* **GOAL OF THE EXERCISE**
Starting at the top of the listing, extract every line up to and including the one with "5.7, 2.6, 5.1, 3.0, 1.7, 2.2, 1.4, 3.3]". Pictures stay out of the copy.
=== STORED DATA ===
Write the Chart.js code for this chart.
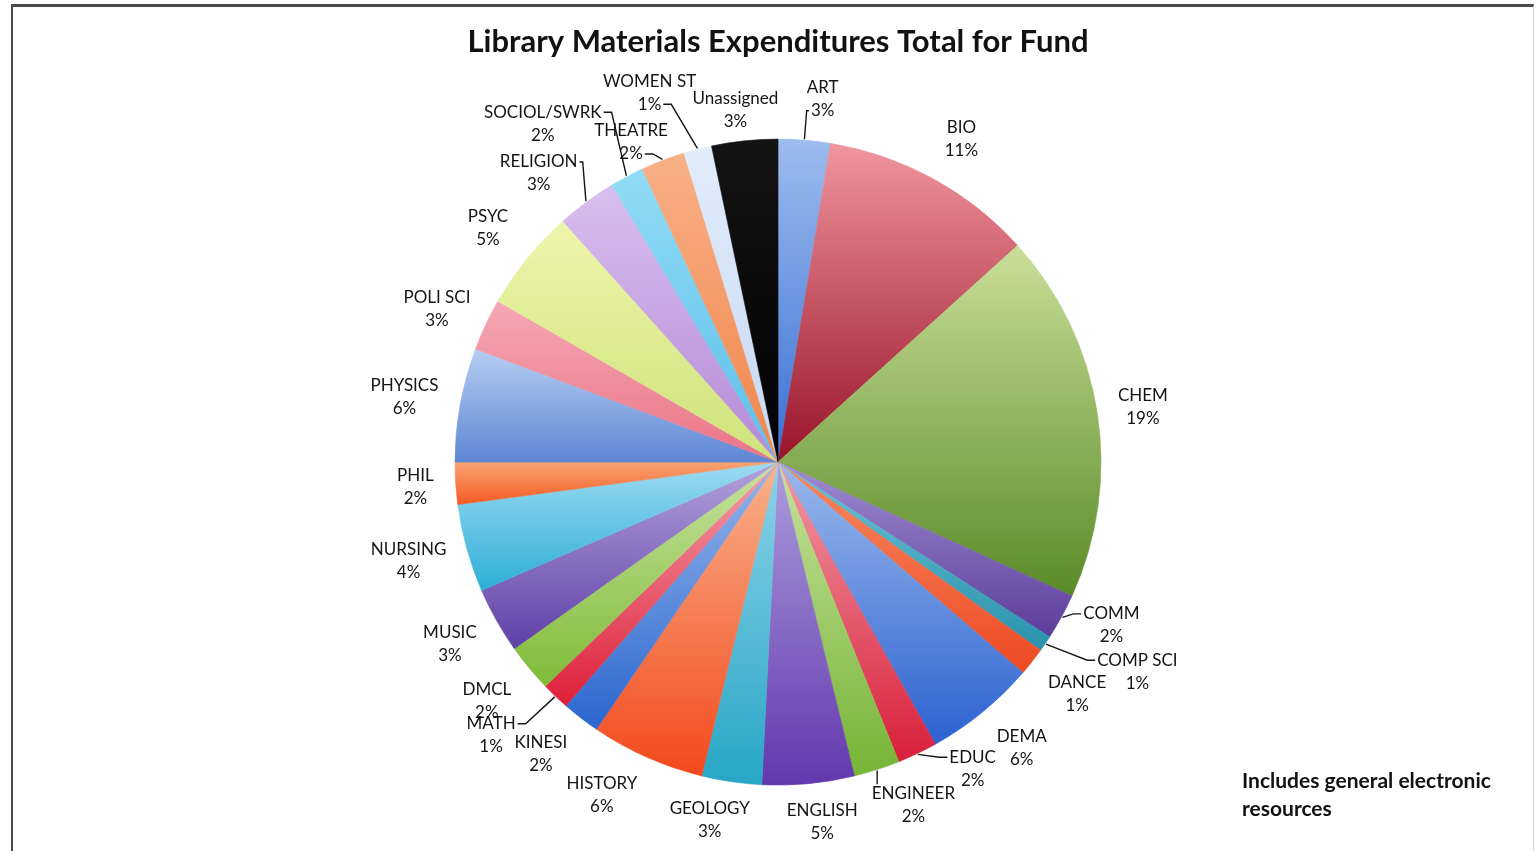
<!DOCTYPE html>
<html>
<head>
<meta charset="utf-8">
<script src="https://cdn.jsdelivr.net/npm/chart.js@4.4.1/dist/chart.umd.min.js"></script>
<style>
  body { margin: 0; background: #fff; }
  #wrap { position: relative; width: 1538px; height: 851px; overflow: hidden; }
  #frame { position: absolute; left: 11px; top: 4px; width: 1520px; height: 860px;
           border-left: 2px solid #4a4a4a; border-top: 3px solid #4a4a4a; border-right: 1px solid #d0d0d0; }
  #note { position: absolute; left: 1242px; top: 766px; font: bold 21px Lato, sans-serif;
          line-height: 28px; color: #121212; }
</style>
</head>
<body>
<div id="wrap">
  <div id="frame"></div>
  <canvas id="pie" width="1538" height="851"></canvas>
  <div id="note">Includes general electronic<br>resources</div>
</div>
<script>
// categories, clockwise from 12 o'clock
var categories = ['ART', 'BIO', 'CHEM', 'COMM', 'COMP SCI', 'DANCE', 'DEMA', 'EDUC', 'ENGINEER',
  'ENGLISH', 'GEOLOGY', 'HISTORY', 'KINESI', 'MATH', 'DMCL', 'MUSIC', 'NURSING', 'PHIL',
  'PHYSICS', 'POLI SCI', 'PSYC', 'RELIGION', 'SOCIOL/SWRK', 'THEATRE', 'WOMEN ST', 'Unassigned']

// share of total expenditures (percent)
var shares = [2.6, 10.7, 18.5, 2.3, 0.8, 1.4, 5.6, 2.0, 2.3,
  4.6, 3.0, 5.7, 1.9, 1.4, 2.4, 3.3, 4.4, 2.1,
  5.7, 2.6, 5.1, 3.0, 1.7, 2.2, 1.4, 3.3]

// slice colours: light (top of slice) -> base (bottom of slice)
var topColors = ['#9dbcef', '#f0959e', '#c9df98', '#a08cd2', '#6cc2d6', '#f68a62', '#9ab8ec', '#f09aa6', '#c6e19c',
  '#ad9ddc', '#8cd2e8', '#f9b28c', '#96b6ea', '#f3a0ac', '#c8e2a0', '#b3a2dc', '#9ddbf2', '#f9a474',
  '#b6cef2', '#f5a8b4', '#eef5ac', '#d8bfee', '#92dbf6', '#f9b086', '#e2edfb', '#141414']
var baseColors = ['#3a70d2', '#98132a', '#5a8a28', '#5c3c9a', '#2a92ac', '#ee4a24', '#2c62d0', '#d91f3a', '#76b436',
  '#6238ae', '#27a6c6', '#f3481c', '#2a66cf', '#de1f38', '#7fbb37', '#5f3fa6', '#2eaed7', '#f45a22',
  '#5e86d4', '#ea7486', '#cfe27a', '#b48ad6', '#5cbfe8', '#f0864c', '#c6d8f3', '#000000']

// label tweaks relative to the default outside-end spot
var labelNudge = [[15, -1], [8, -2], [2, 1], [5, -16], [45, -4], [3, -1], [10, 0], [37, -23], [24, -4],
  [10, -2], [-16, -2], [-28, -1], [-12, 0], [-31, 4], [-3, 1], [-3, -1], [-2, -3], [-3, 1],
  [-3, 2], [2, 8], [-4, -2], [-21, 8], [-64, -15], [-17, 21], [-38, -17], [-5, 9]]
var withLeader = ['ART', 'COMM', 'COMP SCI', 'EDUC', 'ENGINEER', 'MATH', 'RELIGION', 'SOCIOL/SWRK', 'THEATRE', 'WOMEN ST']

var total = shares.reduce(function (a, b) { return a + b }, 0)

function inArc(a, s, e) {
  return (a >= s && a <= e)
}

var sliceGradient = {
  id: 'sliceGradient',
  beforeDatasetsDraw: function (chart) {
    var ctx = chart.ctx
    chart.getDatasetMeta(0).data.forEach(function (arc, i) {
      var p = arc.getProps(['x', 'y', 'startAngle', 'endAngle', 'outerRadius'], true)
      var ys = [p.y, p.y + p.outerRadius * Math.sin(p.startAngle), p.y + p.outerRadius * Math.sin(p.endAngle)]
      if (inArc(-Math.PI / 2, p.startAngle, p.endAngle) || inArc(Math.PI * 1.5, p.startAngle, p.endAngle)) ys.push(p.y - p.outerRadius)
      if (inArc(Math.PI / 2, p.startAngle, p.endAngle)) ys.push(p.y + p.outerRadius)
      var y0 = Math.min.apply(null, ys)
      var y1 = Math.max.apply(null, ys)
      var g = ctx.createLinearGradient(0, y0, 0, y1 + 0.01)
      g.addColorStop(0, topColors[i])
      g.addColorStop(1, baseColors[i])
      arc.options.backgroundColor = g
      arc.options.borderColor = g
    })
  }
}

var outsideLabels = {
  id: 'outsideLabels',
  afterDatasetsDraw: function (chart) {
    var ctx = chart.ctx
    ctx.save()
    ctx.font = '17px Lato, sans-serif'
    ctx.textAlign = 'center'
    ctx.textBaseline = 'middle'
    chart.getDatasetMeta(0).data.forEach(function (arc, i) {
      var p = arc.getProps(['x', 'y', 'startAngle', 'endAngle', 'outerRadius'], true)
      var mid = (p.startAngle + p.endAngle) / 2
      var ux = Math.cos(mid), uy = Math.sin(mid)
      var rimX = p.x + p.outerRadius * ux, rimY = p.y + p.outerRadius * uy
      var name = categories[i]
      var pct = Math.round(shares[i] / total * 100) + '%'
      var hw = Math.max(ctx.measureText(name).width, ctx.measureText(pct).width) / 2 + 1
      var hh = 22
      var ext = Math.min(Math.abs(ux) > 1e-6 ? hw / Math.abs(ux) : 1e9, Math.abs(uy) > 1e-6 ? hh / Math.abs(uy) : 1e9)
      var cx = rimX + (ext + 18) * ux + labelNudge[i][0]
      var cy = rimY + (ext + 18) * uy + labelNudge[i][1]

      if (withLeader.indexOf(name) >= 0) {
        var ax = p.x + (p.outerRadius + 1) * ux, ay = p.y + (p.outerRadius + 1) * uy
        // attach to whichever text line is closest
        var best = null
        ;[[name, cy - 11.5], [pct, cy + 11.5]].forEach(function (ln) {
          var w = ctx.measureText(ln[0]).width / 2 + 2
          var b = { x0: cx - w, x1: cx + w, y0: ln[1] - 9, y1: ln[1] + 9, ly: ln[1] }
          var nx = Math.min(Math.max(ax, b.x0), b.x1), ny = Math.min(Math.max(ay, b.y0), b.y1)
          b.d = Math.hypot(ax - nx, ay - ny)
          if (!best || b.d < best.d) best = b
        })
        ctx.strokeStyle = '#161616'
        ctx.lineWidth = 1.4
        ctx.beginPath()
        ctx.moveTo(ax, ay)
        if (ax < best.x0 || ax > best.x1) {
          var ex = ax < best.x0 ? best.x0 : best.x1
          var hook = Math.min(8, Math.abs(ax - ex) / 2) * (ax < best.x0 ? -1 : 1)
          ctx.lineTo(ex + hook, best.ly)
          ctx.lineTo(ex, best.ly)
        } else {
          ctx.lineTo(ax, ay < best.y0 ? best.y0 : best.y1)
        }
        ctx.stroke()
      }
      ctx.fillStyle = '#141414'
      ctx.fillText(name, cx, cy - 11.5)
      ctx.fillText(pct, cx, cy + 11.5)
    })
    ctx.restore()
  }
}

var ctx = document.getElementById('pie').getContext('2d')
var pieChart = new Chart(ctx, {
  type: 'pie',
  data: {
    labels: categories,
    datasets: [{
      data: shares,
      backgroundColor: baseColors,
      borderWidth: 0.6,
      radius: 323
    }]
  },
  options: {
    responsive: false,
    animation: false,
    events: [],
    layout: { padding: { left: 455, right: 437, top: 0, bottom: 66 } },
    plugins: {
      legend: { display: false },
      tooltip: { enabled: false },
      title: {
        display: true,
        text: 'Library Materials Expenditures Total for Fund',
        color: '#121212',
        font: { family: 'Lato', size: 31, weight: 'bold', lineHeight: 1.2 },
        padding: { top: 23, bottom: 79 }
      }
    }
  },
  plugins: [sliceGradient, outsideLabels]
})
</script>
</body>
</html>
===
* **COMPLETED EXERCISE**
Write the Chart.js code for this chart.
<!DOCTYPE html>
<html>
<head>
<meta charset="utf-8">
<script src="https://cdn.jsdelivr.net/npm/chart.js@4.4.1/dist/chart.umd.min.js"></script>
<style>
  body { margin: 0; background: #fff; }
  #wrap { position: relative; width: 1538px; height: 851px; overflow: hidden; }
  #frame { position: absolute; left: 11px; top: 4px; width: 1520px; height: 860px;
           border-left: 2px solid #4a4a4a; border-top: 3px solid #4a4a4a; border-right: 1px solid #d0d0d0; }
  #note { position: absolute; left: 1242px; top: 766px; font: bold 21px Lato, sans-serif;
          line-height: 28px; color: #121212; }
</style>
</head>
<body>
<div id="wrap">
  <div id="frame"></div>
  <canvas id="pie" width="1538" height="851"></canvas>
  <div id="note">Includes general electronic<br>resources</div>
</div>
<script>
// categories, clockwise from 12 o'clock
var categories = ['ART', 'BIO', 'CHEM', 'COMM', 'COMP SCI', 'DANCE', 'DEMA', 'EDUC', 'ENGINEER',
  'ENGLISH', 'GEOLOGY', 'HISTORY', 'KINESI', 'MATH', 'DMCL', 'MUSIC', 'NURSING', 'PHIL',
  'PHYSICS', 'POLI SCI', 'PSYC', 'RELIGION', 'SOCIOL/SWRK', 'THEATRE', 'WOMEN ST', 'Unassigned']

// share of total expenditures (percent)
var shares = [2.6, 10.7, 18.5, 2.3, 0.8, 1.4, 5.6, 2.0, 2.3,
  4.6, 3.0, 5.7, 1.9, 1.4, 2.4, 3.3, 4.4, 2.1,
  5.7, 2.6, 5.1, 3.0, 1.7, 2.2, 1.4, 3.3]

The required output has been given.